Yes, in the revisionist horror-movie world of It Follows, sex isn't an instant death sentence, not as long as you can go out and have sex with other people.  In the 1980s, the way to survive a horror movie was to be the virgin.  In It Follows, the only way you can reasonably be assured of living to the end of the movie is to become sexually prolific.  It's a sly subversion, one that Mitchell plays both for laughs and for shock.

It Follows is never less than fascinating, occasionally genuinely creepy and scary, and frequently downright bizarre.  It sets its own rules and then follows them carefully.  It hints at a "meta" cinematic world view, one that allows it to comment on itself ... but just barely, never going over the top in that sense the way the downright silly Cabin in the Woods did a few years ago.  It Follows doesn't want to be an homage to other horror movies -- it wants to be its own.

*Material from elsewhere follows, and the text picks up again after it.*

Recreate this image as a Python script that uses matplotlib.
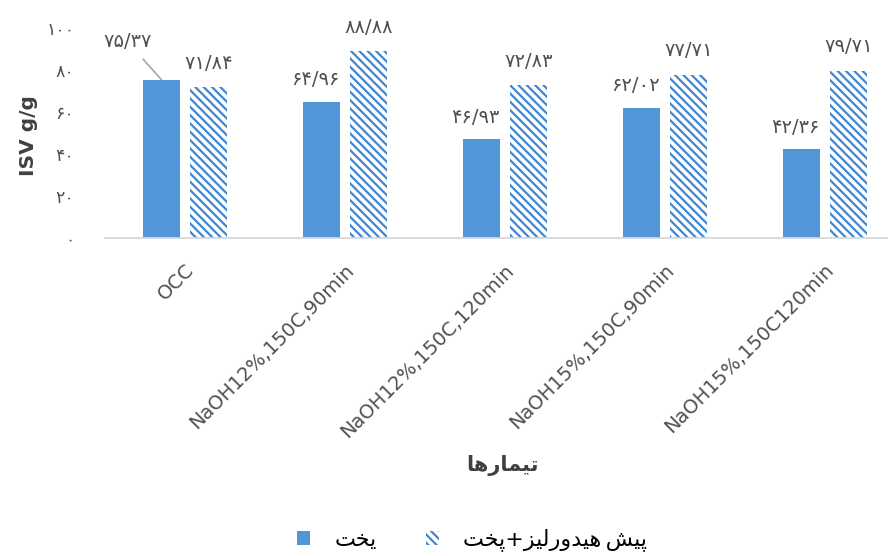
import matplotlib
matplotlib.use("Agg")
import matplotlib.pyplot as plt
import matplotlib.transforms as mtransforms
from matplotlib.patches import Patch
import numpy as np

# ---------------- data ----------------
categories = ["OCC", "NaOH12%,150C,90min", "NaOH12%,150C,120min",
              "NaOH15%,150C,90min", "NaOH15%,150C120min"]
cook = [75.37, 64.96, 46.93, 62.02, 42.36]
prehyd_cook = [71.84, 88.88, 72.83, 77.71, 79.71]
cook_labels = ["۷۵/۳۷", "۶۴/۹۶", "۴۶/۹۳", "۶۲/۰۲", "۴۲/۳۶"]
prehyd_labels = ["۷۱/۸۴", "۸۸/۸۸", "۷۲/۸۳", "۷۷/۷۱", "۷۹/۷۱"]
yticks = [0, 20, 40, 60, 80, 100]
ytick_labels = ["۰", "۲۰", "۴۰", "۶۰", "۸۰", "۱۰۰"]

# Persian text written in shaped (presentation) forms, visual order
xlabel_text = "\uFE8E\uFEEB\uFEAD\uFE8E\uFEE4\uFEF4\uFE97"          # تیمارها
leg_cook = "\uFE96\uFEA8\uFEF3"                                    # یخت
leg_pre = ("\uFE96\uFEA8\uFB58+\uFEB0\uFEF4\uFEDF\uFEAD\uFEED\uFEAA\uFEF4\uFEEB"
           "\u2009\uFEB6\uFEF4\uFB58")                             # پیش‌هیدرولیز+پخت

plt.rcParams["font.family"] = ["DejaVu Sans"]
plt.rcParams["hatch.linewidth"] = 1.6
blue = "#5096D8"
hatch_blue = "#3F87D2"
plt.rcParams["hatch.color"] = hatch_blue
txt = "#505050"

W, H = 888, 556
fig = plt.figure(figsize=(W / 100, H / 100), dpi=100)
ax = fig.add_axes([105 / W, 318 / H, (W - 105) / W, 210 / H])

x = np.arange(len(categories))
off = 0.147
bw = 0.23
ax.bar(x - off, cook, bw, color=blue, linewidth=0)
ax.bar(x + off, prehyd_cook, bw, facecolor="white", edgecolor=hatch_blue,
       hatch="\\\\\\\\", linewidth=0)

ax.set_xlim(-0.5, (W - 185) / 160)
ax.set_ylim(0, 100)
ax.set_yticks(yticks)
ax.set_yticklabels(ytick_labels, fontsize=12.5, color=txt)
ax.tick_params(axis="y", length=0, pad=22)
ax.set_xticks(x)
ax.set_xticklabels(categories, rotation=45, ha="right", va="center",
                   rotation_mode="anchor", fontsize=14, color=txt)
ax.tick_params(axis="x", length=0, pad=21)
shift = mtransforms.ScaledTranslation(6 / 100, 0, fig.dpi_scale_trans)
for lab in ax.get_xticklabels():
    lab.set_transform(lab.get_transform() + shift)

for s in ["top", "right", "left"]:
    ax.spines[s].set_visible(False)
ax.spines["bottom"].set_color("#D9D9D9")
ax.spines["bottom"].set_linewidth(1.3)

# value labels
vfont = dict(fontsize=14, color=txt)
for i in range(len(categories)):
    if i == 0:
        ax.annotate(cook_labels[i], xy=(x[i] - off, cook[i]),
                    xytext=(-34, 38), textcoords="offset pixels",
                    ha="center", va="center",
                    arrowprops=dict(arrowstyle="-", color="#A6A6A6", lw=1.2,
                                    shrinkA=5, shrinkB=0), **vfont)
    else:
        ax.annotate(cook_labels[i], xy=(x[i] - off, cook[i]),
                    xytext=(-6, 22), textcoords="offset pixels",
                    ha="center", va="center", **vfont)
    ax.annotate(prehyd_labels[i], xy=(x[i] + off, prehyd_cook[i]),
                xytext=(0, 24), textcoords="offset pixels",
                ha="center", va="center", **vfont)

fig.text(28 / W, 1 - 136 / H, "ISV g/g", rotation=90, ha="center", va="center",
         fontsize=14.5, fontweight="bold", color="#404040")
fig.text(502 / W, 1 - 465 / H, xlabel_text, ha="center", va="center",
         fontsize=15, fontweight="bold", color="#404040")

handles = [Patch(facecolor=blue, edgecolor="none"),
           Patch(facecolor="white", edgecolor=hatch_blue, hatch="\\\\\\\\", linewidth=0)]
fig.legend(handles, [leg_cook, leg_pre], loc="center", bbox_to_anchor=(472 / W, 1 - 540 / H),
           ncol=2, frameon=False, fontsize=16, handlelength=0.6, handleheight=0.6,
           handletextpad=1.1, columnspacing=2.2, labelcolor="black")

fig.savefig("out.png", dpi=100)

Though it has an odd sense of pacing and an ending that plays things a little too coy, it largely succeeds.  It Follows is, above all, a wonderfully effective little horror show that knows the best places to find horrors aren't necessarily in monsters that live in our imaginations -- but in the monsters that live inside our heads, the ones that emerge and grow once we've entered the world of adulthood.  They're the kinds of monsters that take hold and never let go, following us everywhere we go, with the ability to take the form of anyone, but especially the people we care about the most.  As the title says, once we decide we're going to be adults, it follows that some pretty ugly stuff decides to start following us around for the rest of our lives.

Once you get over the effective creepiness of It Follows and start thinking about what it all means, its subtle and cutting observations become all the more fascinating.